━━━━━ GIVEN DATA ━━━━━

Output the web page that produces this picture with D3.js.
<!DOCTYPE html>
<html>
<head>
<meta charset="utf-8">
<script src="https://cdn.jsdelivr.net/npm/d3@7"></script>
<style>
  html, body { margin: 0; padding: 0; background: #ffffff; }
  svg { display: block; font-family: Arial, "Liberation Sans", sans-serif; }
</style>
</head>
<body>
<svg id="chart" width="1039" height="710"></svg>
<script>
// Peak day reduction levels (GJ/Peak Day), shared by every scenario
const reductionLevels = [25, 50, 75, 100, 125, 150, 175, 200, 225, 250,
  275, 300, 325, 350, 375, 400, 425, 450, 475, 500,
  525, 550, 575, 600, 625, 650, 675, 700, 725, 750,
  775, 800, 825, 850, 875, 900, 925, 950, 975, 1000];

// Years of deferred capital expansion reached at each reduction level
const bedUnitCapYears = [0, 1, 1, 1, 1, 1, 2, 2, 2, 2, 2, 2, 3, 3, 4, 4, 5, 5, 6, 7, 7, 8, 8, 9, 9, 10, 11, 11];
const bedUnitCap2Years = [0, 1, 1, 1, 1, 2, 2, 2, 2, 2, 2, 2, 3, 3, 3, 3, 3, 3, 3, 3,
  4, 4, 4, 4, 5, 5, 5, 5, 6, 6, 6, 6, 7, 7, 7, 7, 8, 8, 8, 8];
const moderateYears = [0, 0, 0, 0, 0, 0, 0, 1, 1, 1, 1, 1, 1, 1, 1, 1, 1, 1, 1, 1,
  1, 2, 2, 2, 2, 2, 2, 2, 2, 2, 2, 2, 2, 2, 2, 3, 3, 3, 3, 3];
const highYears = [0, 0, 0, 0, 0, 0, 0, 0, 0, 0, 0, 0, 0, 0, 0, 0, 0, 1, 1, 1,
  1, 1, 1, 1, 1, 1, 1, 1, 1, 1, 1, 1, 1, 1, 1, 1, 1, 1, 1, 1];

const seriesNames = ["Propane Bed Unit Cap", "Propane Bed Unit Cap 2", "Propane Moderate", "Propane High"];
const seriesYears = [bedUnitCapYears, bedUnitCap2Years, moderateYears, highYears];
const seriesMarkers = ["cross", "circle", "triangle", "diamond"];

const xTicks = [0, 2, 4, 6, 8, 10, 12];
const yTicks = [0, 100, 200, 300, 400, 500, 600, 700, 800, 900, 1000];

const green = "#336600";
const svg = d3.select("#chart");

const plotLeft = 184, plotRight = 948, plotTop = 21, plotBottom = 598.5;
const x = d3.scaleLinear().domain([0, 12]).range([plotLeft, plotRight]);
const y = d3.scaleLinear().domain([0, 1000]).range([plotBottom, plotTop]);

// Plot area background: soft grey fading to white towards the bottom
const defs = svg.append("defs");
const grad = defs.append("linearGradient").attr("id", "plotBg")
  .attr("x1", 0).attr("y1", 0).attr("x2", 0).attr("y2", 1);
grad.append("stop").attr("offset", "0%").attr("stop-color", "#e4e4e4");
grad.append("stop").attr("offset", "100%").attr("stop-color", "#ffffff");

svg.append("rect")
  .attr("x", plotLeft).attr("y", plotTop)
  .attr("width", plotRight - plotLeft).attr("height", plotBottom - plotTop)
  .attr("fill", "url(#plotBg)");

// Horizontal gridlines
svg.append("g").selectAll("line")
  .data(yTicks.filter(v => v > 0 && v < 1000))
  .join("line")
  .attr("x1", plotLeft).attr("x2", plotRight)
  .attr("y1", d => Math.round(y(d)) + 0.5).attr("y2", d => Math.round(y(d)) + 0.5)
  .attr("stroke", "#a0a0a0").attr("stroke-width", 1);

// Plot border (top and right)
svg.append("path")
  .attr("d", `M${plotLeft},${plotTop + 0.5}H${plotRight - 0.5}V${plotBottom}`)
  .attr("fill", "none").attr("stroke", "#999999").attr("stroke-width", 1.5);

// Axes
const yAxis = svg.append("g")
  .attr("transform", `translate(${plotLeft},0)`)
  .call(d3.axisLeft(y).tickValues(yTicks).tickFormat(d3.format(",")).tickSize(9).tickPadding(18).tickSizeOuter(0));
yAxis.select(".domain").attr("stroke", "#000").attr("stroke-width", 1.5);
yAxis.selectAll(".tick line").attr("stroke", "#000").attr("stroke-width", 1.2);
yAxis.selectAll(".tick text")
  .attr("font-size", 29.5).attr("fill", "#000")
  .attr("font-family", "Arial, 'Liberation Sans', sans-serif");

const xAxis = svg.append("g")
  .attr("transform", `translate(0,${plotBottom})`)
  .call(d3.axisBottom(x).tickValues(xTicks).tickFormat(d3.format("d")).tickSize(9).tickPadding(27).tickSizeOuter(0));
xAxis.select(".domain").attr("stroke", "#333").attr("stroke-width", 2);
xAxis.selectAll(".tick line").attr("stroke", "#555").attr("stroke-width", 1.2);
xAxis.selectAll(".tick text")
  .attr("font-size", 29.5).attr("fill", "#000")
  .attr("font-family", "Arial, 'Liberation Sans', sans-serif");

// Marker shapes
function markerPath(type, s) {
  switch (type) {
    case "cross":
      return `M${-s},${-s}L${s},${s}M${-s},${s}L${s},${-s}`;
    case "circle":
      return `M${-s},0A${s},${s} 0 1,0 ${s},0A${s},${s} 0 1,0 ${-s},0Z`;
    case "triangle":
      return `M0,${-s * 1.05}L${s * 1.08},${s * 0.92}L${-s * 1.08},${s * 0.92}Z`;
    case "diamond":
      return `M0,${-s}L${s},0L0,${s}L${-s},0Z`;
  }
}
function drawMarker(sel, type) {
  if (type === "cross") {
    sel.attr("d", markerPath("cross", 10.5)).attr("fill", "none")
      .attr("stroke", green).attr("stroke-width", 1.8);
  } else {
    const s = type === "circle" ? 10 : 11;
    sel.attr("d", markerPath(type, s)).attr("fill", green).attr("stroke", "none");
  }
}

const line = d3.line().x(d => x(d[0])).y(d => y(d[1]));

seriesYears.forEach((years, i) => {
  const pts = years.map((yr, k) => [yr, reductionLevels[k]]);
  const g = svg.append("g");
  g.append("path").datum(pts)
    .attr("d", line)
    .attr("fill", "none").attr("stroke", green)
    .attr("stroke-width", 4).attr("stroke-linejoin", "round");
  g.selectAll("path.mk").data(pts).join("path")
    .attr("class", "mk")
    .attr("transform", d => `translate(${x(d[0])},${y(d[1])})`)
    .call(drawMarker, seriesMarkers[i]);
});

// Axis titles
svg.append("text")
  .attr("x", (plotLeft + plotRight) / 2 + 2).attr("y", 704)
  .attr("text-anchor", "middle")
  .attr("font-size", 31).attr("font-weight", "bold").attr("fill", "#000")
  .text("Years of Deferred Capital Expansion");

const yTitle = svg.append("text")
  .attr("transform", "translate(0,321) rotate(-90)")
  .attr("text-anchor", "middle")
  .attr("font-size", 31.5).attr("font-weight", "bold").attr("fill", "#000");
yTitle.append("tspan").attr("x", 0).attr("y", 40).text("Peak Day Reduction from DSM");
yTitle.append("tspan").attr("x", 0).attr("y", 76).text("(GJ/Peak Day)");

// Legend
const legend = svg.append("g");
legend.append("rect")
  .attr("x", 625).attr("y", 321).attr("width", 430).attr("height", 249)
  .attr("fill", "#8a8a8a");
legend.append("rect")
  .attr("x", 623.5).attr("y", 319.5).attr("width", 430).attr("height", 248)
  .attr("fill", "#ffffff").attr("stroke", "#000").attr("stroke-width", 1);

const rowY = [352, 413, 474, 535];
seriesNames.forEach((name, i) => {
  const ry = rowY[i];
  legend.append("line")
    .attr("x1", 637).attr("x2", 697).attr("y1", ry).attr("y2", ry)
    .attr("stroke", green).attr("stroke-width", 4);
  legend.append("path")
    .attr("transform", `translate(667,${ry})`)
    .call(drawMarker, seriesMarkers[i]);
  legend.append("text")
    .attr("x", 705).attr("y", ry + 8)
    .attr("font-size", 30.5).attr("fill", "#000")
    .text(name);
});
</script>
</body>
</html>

━━━━━

#### THE TASK:
Print, unaltered, every line from the beginning of the material down to the line with "775, 800, 825, 850, 875, 900, 925, 950, 975, 1000];".

#### RESULT OF THE EXERCISE:
Output the web page that produces this picture with D3.js.
<!DOCTYPE html>
<html>
<head>
<meta charset="utf-8">
<script src="https://cdn.jsdelivr.net/npm/d3@7"></script>
<style>
  html, body { margin: 0; padding: 0; background: #ffffff; }
  svg { display: block; font-family: Arial, "Liberation Sans", sans-serif; }
</style>
</head>
<body>
<svg id="chart" width="1039" height="710"></svg>
<script>
// Peak day reduction levels (GJ/Peak Day), shared by every scenario
const reductionLevels = [25, 50, 75, 100, 125, 150, 175, 200, 225, 250,
  275, 300, 325, 350, 375, 400, 425, 450, 475, 500,
  525, 550, 575, 600, 625, 650, 675, 700, 725, 750,
  775, 800, 825, 850, 875, 900, 925, 950, 975, 1000];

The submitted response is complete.